Tommy Thomas from Third Dimension Technologies (TDT) gave an update on progress they are making on the development of the stream media standard for field of light displays (SMFoLD). This is an effort funded by the Air Force Research Lab that addresses the need to have a common interchange format for light field data. Clearly, the military has lots of data sets that create 3D images, so having a way to share these more efficiently is a key need.
The TDT approach relies on using OpenGL for the interchange interface, which means light field data is represented as geometries and textures. They propose to develop a customized library that will add some of the functionality needed for light field display light camera position, angle, field of view, etc. This approach allows the source to send one type of data and the display to render it based on its unique capabilities. The display could be 2D, a stereoscopic 3D, horizontal-only parallax multi-view 3D, or a full light field display. Each display would write its own API to allow this to happen. TDT is now in the process of proving that a single source data stream can drive two different 3D display types.
Ryan Damn is from Visby, a start up in the Light Field space. He started by showing some light field capture solutions but concluded that these cameras “massively under sample,” which complicates the representation and delivery part of the chain. His then focused on evaluating several advanced 3D representations to better understand how they perform for compression, delivery and decompression (see criteria in chart below). Four representations were evaluated – volumetric, image-based renderer (Lumigraph), BRDF and Parametric Light Field (their area of focus).
Volumetric is good for shape data but pixel data is inherently Lambertian. This approach can only work to create a high fidelity 3D image if you can simulate all the physics of the materials and environment.
Image-based rendering, the so-called lumigraph approach, uses an array of camera of a single camera with a microlens array to capture images. As noted above, it massively under samples the image so reconstruction/interpolation of light rays is needed.
The Bidirectional Reflectance Distribution Function (BRDF) refers to the light reflecting properties of materials. Theoretically, models can be developed of all materials to understand how light from difference light sources is reflected in all directions. This can allow for development of complex ray-tracing models to provide a simulation of the light from a scene that includes reflections, transparencies, speculars, etc. It is a massive computing effort and requires complete knowledge of the materials in the scene, but can then be used to quickly relight the scene and/or change materials. Damn admitted he did not know enough about this option to properly evaluate it.

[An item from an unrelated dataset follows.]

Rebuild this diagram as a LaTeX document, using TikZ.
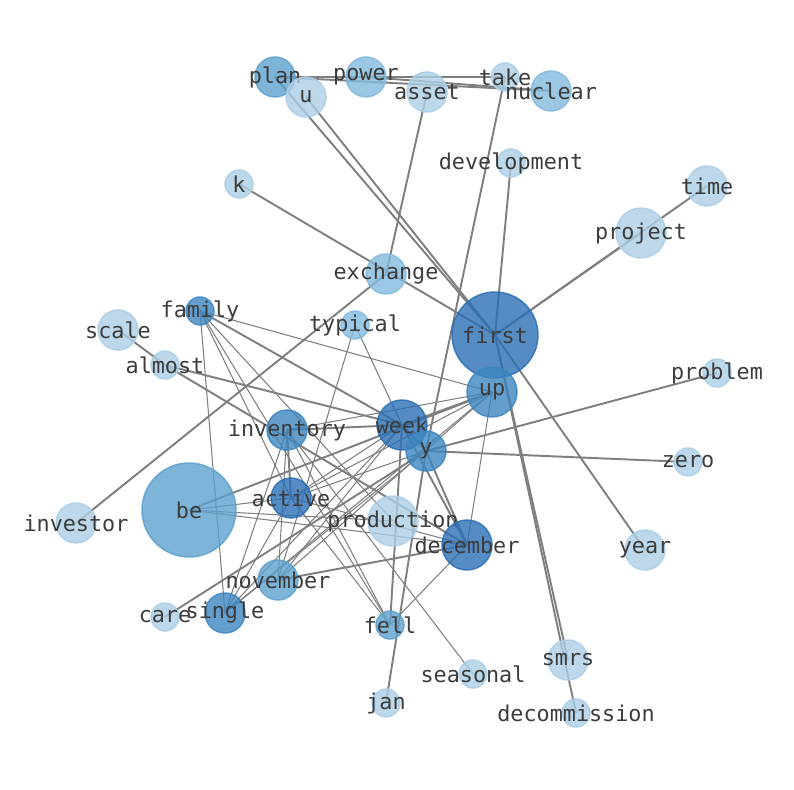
\documentclass[tikz,border=0pt]{standalone}
\usepackage{fontspec}
\setmonofont{DejaVu Sans Mono}
\usepackage{xcolor}
\definecolor{blue01}{HTML}{ABCEE5}
\definecolor{blue02}{HTML}{82BADD}
\definecolor{blue03}{HTML}{5DA1CD}
\definecolor{blue04}{HTML}{3D86C1}
\definecolor{blue05}{HTML}{2B6FB4}
\definecolor{edge01}{HTML}{7F7F7F}
\definecolor{label01}{HTML}{3C3C3C}
\usepackage{tikz}
\usetikzlibrary{backgrounds}
\tikzset{
    word/.style={
        circle, draw, line width=0.85pt,
        inner sep=0pt,
        fill opacity=0.8,
        draw opacity=0.85
    },
    wsmall/.style={word, minimum size=0.56cm},
    wmid/.style={word, minimum size=0.8cm},
    wbig/.style={word, minimum size=1.0cm},
    every label/.style={
        font=\ttfamily\fontsize{12.4}{14}\selectfont,
        text=label01, text opacity=1, inner sep=0pt
    },
    conn/.style={line width=1.1pt, draw=edge01},
    connl/.style={line width=0.6pt, draw=edge01},
}

\begin{document}
\begin{tikzpicture}[x=0.02cm, y=-0.02cm]
        \useasboundingbox (0,0) rectangle (794,790);

        \node[wmid, fill=blue03, draw=blue03, label={center:plan}] (plan) at (275,77) {};
        \node[wmid, fill=blue02, draw=blue02, label={center:power}] (power) at (366,77) {};
        \node[wmid, fill=blue01, draw=blue01, label={center:u}] (u) at (306,97) {};
        \node[wmid, fill=blue01, draw=blue01, label={center:asset}] (asset) at (427,92) {};
        \node[wsmall, fill=blue01, draw=blue01, label={center:take}] (take) at (505,77) {};
        \node[wmid, fill=blue02, draw=blue02, label={center:nuclear}] (nuclear) at (551,91) {};
        \node[wsmall, fill=blue01, draw=blue01, label={center:development}] (development) at (511,163) {};
        \node[wsmall, fill=blue01, draw=blue01, label={center:k}] (k) at (239,184) {};
        \node[wmid, fill=blue01, draw=blue01, label={center:time}] (time) at (707,186) {};
        \node[wbig, fill=blue01, draw=blue01, label={center:project}] (project) at (641,233) {};
        \node[wmid, fill=blue02, draw=blue02, label={center:exchange}] (exchange) at (386,274) {};
        \node[wsmall, fill=blue04, draw=blue04, label={center:family}] (family) at (200,311) {};
        \node[wsmall, fill=blue02, draw=blue02, label={center:typical}] (typical) at (355,325) {};
        \node[wmid, fill=blue01, draw=blue01, label={center:scale}] (scale) at (118,330) {};
        \node[wsmall, fill=blue01, draw=blue01, label={center:almost}] (almost) at (165,365) {};
        \node[word, minimum size=1.72cm, fill=blue05, draw=blue05, label={center:first}] (first) at (495,335) {};
        \node[wbig, fill=blue04, draw=blue04, label={center:up}] (up) at (492,392) {};
        \node[wsmall, fill=blue01, draw=blue01, label={center:problem}] (problem) at (717,373) {};
        \node[wbig, fill=blue05, draw=blue05, label={center:week}] (week) at (402,425) {};
        \node[wmid, fill=blue04, draw=blue04, label={center:inventory}] (inventory) at (287,430) {};
        \node[wmid, fill=blue04, draw=blue04, label={center:y}] (y) at (426,451) {};
        \node[wsmall, fill=blue01, draw=blue01, label={center:zero}] (zero) at (688,462) {};
        \node[word, minimum size=1.88cm, fill=blue03, draw=blue03, label={center:be}] (be) at (189,510) {};
        \node[wmid, fill=blue05, draw=blue05, label={center:active}] (active) at (291,498) {};
        \node[wmid, fill=blue01, draw=blue01, label={center:investor}] (investor) at (76,523) {};
        \node[wbig, fill=blue01, draw=blue01, label={center:production}] (production) at (393,521) {};
        \node[wbig, fill=blue05, draw=blue05, label={center:december}] (december) at (467,545) {};
        \node[wmid, fill=blue01, draw=blue01, label={center:year}] (year) at (645,550) {};
        \node[wmid, fill=blue03, draw=blue03, label={center:november}] (november) at (278,580) {};
        \node[wsmall, fill=blue01, draw=blue01, label={center:care}] (care) at (165,617) {};
        \node[wmid, fill=blue04, draw=blue04, label={center:single}] (single) at (225,613) {};
        \node[wsmall, fill=blue03, draw=blue03, label={center:fell}] (fell) at (390,625) {};
        \node[wsmall, fill=blue01, draw=blue01, label={center:seasonal}] (seasonal) at (473,674) {};
        \node[wmid, fill=blue01, draw=blue01, label={center:smrs}] (smrs) at (568,660) {};
        \node[wsmall, fill=blue01, draw=blue01, label={center:jan}] (jan) at (386,703) {};
        \node[wsmall, fill=blue01, draw=blue01, label={center:decommission}] (decommission) at (576,713) {};

        \begin{scope}[on background layer]
            \foreach \a/\b in {plan/nuclear, power/nuclear, plan/take, plan/first,
                    u/first, asset/exchange, take/y, development/first, k/first,
                    exchange/investor, first/project, first/time, first/year,
                    first/smrs, first/decommission, y/problem, y/zero, be/up,
                    care/y, y/jan, y/december, scale/almost, almost/week,
                    almost/december, family/week, inventory/week, inventory/active,
                    week/december, week/up, week/y, november/december, week/fell}
                \draw[conn] (\a.center) -- (\b.center);

            \foreach \a/\b in {family/up, family/single, family/active, family/fell,
                    family/production, typical/week, typical/november, be/active,
                    be/production, be/december, single/week, single/up, single/active,
                    single/y, single/inventory, november/week, november/up,
                    november/inventory, active/up, active/y, active/week,
                    active/december, active/fell, inventory/fell, inventory/seasonal,
                    inventory/up, up/december, fell/december}
                \draw[connl] (\a.center) -- (\b.center);
        \end{scope}
    \end{tikzpicture}
\end{document}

Damn said Visby are focused on parametric light fields, which he says addresses the deficiencies of lumigraphs (under sampling problems, no representation of smoke, mist or water, lack of true depth data and high data rates). He then tried to explain a parametric light field, but he did not do a good job in explaining it. It seems to mean to use ray tracing using a series of basis functions (with different basis functions for various materials types) to improve the fidelity of the 3D image . The benefit? Parametric light field will be orders of magnitude smaller in terms of file size and there are no geometries or textures to transmit. Plus, the complexity of the encode/decode is similar to H.264.